Set exercise: Print exactly the lines running from the one that holds "Recreate this image" through the one that holds "ha='center', va='bottom', fontsize=11)", please, and leave the pictures out.

Dataset records:
________________
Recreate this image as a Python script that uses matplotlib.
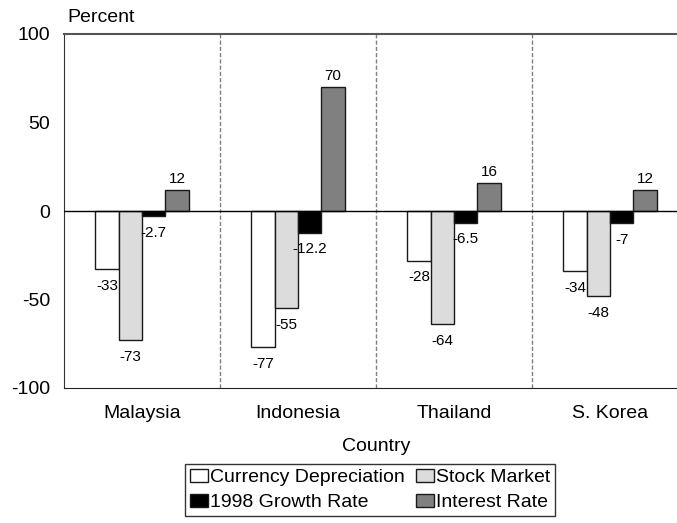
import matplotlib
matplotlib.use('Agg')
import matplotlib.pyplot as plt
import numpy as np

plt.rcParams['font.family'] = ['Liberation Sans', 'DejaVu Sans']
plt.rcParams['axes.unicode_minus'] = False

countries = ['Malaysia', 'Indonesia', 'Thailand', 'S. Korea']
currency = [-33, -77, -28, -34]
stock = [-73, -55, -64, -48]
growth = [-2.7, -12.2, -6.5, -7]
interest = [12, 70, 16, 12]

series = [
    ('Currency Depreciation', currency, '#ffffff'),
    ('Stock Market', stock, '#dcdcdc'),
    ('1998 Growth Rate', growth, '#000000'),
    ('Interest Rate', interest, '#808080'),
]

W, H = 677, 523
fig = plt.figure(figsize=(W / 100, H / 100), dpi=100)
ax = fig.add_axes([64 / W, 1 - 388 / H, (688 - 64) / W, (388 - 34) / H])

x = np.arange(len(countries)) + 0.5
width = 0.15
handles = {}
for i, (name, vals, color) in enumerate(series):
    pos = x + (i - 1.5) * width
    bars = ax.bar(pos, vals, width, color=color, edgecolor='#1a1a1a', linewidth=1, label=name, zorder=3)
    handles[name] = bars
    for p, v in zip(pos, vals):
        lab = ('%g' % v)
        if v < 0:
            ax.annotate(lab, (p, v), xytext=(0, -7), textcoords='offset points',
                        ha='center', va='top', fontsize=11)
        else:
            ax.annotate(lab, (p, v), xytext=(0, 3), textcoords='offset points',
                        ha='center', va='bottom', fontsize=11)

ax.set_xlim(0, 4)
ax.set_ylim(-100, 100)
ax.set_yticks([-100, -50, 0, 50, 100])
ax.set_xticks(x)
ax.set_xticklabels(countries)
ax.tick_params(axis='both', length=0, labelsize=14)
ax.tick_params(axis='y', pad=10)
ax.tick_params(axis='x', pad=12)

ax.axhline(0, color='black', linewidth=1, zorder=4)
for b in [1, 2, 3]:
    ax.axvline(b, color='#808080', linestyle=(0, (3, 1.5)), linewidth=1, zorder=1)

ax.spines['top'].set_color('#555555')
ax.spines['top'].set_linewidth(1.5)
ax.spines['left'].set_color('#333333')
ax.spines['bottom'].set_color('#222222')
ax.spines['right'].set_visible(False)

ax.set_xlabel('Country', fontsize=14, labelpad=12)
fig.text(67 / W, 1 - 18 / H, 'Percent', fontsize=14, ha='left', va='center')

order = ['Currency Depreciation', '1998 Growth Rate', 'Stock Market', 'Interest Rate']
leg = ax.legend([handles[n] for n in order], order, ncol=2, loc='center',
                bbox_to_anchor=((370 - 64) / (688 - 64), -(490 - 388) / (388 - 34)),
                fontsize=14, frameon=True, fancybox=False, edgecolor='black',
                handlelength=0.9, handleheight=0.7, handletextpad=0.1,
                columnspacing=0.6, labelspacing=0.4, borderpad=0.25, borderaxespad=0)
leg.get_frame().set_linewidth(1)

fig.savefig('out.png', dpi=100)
________________
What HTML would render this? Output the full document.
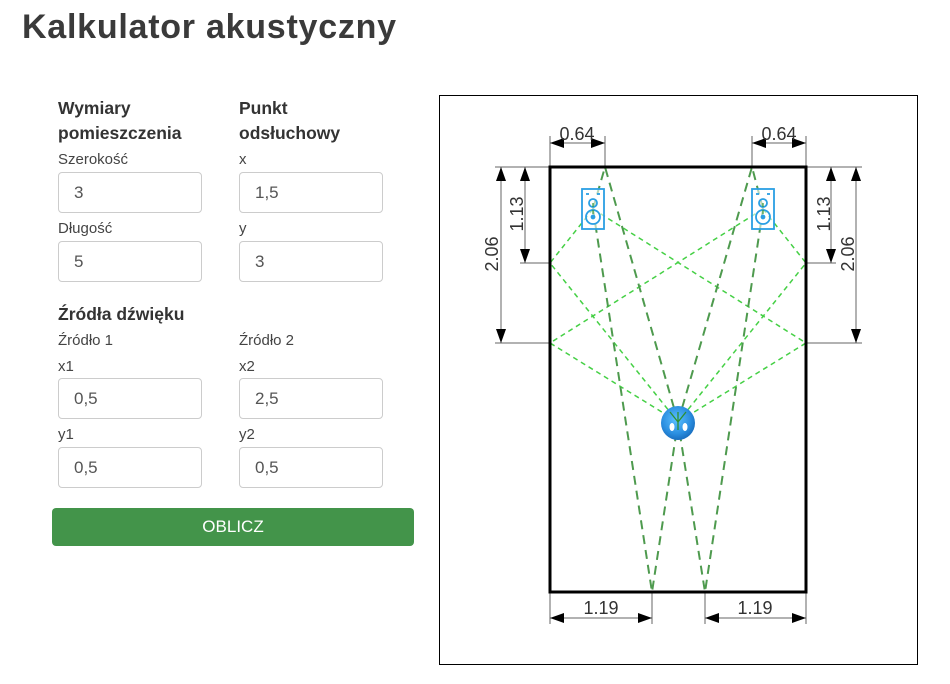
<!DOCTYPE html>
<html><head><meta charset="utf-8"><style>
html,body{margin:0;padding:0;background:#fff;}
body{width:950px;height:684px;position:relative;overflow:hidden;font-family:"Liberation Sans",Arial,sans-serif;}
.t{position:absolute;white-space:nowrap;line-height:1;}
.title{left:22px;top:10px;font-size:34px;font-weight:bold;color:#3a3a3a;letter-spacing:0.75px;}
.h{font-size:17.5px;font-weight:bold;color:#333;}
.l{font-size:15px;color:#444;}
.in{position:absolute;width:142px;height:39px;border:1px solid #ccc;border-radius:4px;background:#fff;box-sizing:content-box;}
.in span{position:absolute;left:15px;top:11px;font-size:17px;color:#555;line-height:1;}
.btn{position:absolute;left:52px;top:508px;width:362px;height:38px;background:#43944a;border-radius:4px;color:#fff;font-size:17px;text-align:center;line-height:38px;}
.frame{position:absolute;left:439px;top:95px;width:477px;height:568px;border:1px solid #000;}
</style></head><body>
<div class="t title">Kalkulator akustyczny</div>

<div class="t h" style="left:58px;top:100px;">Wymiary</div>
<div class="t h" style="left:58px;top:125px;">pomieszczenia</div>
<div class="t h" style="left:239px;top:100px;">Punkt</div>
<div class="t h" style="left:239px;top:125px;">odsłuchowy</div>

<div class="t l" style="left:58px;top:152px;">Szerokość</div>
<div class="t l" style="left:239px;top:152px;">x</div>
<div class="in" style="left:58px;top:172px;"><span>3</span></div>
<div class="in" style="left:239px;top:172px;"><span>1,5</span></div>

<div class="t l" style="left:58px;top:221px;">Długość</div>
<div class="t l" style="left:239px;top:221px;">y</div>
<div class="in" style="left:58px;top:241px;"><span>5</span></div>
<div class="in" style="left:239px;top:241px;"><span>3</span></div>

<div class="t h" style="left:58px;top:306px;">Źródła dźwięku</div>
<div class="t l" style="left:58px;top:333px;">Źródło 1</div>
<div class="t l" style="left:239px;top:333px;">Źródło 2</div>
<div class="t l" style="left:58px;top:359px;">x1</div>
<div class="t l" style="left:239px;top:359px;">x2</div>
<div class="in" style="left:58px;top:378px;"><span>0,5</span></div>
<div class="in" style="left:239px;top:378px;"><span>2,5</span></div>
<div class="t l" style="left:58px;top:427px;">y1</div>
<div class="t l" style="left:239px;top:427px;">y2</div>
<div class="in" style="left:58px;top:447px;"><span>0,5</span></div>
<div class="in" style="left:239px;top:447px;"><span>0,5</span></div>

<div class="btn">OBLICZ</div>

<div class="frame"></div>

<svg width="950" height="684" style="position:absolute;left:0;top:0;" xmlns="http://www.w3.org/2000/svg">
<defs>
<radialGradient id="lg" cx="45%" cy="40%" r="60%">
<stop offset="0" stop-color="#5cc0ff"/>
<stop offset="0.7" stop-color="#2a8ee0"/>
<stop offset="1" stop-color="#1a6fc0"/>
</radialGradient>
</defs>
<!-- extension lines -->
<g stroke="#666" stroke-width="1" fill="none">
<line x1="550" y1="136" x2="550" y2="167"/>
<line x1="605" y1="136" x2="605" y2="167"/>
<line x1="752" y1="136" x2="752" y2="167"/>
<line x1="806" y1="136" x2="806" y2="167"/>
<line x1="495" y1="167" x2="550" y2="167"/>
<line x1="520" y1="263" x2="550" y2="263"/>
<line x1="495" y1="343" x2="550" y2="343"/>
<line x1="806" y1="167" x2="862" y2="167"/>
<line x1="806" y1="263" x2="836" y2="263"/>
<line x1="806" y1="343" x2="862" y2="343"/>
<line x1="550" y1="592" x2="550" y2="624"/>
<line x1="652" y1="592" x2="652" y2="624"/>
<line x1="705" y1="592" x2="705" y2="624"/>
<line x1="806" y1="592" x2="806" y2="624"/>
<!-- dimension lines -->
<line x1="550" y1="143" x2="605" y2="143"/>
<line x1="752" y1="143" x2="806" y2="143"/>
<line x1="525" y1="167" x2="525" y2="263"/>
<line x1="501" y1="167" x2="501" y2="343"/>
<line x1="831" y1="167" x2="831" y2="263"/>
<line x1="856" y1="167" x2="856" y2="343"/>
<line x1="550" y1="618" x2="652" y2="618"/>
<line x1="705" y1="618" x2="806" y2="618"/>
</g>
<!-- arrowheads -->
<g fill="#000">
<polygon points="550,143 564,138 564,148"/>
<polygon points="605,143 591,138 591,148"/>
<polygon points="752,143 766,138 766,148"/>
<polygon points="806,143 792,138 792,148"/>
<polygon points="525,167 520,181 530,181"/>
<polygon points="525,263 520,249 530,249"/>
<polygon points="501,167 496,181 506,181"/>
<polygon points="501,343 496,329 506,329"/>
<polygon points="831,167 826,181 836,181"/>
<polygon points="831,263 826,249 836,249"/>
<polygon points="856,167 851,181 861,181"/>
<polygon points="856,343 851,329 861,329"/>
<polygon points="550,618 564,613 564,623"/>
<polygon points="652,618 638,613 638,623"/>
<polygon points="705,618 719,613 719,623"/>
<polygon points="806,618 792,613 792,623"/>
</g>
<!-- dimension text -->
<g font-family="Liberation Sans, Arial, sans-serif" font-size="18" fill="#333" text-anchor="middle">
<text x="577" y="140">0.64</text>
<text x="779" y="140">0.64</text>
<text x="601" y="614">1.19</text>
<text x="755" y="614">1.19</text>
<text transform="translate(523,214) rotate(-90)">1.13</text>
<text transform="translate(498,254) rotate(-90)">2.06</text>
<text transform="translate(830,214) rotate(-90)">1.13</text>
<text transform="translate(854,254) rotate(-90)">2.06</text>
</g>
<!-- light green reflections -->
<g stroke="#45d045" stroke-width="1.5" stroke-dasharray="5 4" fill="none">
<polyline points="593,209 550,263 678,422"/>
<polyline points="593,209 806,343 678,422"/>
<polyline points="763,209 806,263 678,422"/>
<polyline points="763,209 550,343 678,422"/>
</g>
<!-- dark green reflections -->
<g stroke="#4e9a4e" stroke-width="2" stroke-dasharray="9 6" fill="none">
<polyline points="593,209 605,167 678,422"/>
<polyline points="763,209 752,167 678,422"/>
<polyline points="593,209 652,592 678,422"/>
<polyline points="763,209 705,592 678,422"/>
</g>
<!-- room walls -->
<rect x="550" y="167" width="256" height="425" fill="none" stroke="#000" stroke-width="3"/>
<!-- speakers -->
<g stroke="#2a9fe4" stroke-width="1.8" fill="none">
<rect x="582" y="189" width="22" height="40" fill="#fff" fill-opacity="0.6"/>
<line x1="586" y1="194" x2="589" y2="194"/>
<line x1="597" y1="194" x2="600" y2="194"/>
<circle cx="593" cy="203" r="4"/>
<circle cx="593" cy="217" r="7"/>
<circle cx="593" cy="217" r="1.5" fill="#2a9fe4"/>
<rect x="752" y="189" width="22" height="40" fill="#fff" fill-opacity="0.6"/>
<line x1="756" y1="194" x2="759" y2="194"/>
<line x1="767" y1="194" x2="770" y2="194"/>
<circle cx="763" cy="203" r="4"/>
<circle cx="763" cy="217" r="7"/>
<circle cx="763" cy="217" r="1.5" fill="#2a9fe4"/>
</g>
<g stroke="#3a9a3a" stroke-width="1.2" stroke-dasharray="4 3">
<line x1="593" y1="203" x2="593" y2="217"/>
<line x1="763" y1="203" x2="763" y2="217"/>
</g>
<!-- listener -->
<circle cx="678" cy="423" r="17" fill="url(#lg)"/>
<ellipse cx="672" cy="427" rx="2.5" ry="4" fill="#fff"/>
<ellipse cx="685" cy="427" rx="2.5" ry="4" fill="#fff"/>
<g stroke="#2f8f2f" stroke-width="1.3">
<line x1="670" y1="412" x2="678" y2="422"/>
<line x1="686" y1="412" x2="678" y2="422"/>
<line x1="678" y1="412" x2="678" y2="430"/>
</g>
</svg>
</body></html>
________________
Solution:
Recreate this image as a Python script that uses matplotlib.
import matplotlib
matplotlib.use('Agg')
import matplotlib.pyplot as plt
import numpy as np

plt.rcParams['font.family'] = ['Liberation Sans', 'DejaVu Sans']
plt.rcParams['axes.unicode_minus'] = False

countries = ['Malaysia', 'Indonesia', 'Thailand', 'S. Korea']
currency = [-33, -77, -28, -34]
stock = [-73, -55, -64, -48]
growth = [-2.7, -12.2, -6.5, -7]
interest = [12, 70, 16, 12]

series = [
    ('Currency Depreciation', currency, '#ffffff'),
    ('Stock Market', stock, '#dcdcdc'),
    ('1998 Growth Rate', growth, '#000000'),
    ('Interest Rate', interest, '#808080'),
]

W, H = 677, 523
fig = plt.figure(figsize=(W / 100, H / 100), dpi=100)
ax = fig.add_axes([64 / W, 1 - 388 / H, (688 - 64) / W, (388 - 34) / H])

x = np.arange(len(countries)) + 0.5
width = 0.15
handles = {}
for i, (name, vals, color) in enumerate(series):
    pos = x + (i - 1.5) * width
    bars = ax.bar(pos, vals, width, color=color, edgecolor='#1a1a1a', linewidth=1, label=name, zorder=3)
    handles[name] = bars
    for p, v in zip(pos, vals):
        lab = ('%g' % v)
        if v < 0:
            ax.annotate(lab, (p, v), xytext=(0, -7), textcoords='offset points',
                        ha='center', va='top', fontsize=11)
        else:
            ax.annotate(lab, (p, v), xytext=(0, 3), textcoords='offset points',
                        ha='center', va='bottom', fontsize=11)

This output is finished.